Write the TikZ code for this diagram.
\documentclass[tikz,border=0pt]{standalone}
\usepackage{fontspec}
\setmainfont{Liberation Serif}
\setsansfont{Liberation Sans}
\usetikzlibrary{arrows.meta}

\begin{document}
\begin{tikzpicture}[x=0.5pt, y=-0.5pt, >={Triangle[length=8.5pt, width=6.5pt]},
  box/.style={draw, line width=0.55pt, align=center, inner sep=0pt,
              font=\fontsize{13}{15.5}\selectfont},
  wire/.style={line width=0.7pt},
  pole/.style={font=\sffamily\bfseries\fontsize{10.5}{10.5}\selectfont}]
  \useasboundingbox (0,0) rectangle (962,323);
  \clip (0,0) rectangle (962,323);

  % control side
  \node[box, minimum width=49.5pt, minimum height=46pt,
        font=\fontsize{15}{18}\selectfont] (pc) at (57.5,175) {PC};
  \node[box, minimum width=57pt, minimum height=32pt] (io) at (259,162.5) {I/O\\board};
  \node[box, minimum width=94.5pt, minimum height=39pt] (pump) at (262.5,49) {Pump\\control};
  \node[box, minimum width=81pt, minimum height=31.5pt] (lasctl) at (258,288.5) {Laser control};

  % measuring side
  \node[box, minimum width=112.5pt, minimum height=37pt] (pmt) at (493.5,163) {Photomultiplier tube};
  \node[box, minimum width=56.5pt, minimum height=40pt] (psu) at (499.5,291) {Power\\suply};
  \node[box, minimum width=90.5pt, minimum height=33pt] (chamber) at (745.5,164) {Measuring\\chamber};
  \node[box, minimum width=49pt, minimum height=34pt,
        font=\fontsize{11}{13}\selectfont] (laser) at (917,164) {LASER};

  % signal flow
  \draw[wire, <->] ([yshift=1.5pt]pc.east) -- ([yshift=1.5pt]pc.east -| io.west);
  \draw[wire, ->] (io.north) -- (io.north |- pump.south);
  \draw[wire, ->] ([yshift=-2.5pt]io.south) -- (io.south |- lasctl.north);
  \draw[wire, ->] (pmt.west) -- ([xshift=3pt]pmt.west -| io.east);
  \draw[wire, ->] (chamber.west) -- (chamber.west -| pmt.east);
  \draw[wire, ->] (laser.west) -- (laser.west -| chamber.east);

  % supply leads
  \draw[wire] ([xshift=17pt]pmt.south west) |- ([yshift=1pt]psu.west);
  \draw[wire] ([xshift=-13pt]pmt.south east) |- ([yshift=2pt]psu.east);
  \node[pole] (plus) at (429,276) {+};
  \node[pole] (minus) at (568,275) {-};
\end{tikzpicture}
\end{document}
....
Objective: Repeat, exactly and only, the lines from the beginning of the material through the line that contains "(laser.west -| chamber.east);".

Answer to the exercise:
Write the TikZ code for this diagram.
\documentclass[tikz,border=0pt]{standalone}
\usepackage{fontspec}
\setmainfont{Liberation Serif}
\setsansfont{Liberation Sans}
\usetikzlibrary{arrows.meta}

\begin{document}
\begin{tikzpicture}[x=0.5pt, y=-0.5pt, >={Triangle[length=8.5pt, width=6.5pt]},
  box/.style={draw, line width=0.55pt, align=center, inner sep=0pt,
              font=\fontsize{13}{15.5}\selectfont},
  wire/.style={line width=0.7pt},
  pole/.style={font=\sffamily\bfseries\fontsize{10.5}{10.5}\selectfont}]
  \useasboundingbox (0,0) rectangle (962,323);
  \clip (0,0) rectangle (962,323);

  % control side
  \node[box, minimum width=49.5pt, minimum height=46pt,
        font=\fontsize{15}{18}\selectfont] (pc) at (57.5,175) {PC};
  \node[box, minimum width=57pt, minimum height=32pt] (io) at (259,162.5) {I/O\\board};
  \node[box, minimum width=94.5pt, minimum height=39pt] (pump) at (262.5,49) {Pump\\control};
  \node[box, minimum width=81pt, minimum height=31.5pt] (lasctl) at (258,288.5) {Laser control};

  % measuring side
  \node[box, minimum width=112.5pt, minimum height=37pt] (pmt) at (493.5,163) {Photomultiplier tube};
  \node[box, minimum width=56.5pt, minimum height=40pt] (psu) at (499.5,291) {Power\\suply};
  \node[box, minimum width=90.5pt, minimum height=33pt] (chamber) at (745.5,164) {Measuring\\chamber};
  \node[box, minimum width=49pt, minimum height=34pt,
        font=\fontsize{11}{13}\selectfont] (laser) at (917,164) {LASER};

  % signal flow
  \draw[wire, <->] ([yshift=1.5pt]pc.east) -- ([yshift=1.5pt]pc.east -| io.west);
  \draw[wire, ->] (io.north) -- (io.north |- pump.south);
  \draw[wire, ->] ([yshift=-2.5pt]io.south) -- (io.south |- lasctl.north);
  \draw[wire, ->] (pmt.west) -- ([xshift=3pt]pmt.west -| io.east);
  \draw[wire, ->] (chamber.west) -- (chamber.west -| pmt.east);
  \draw[wire, ->] (laser.west) -- (laser.west -| chamber.east);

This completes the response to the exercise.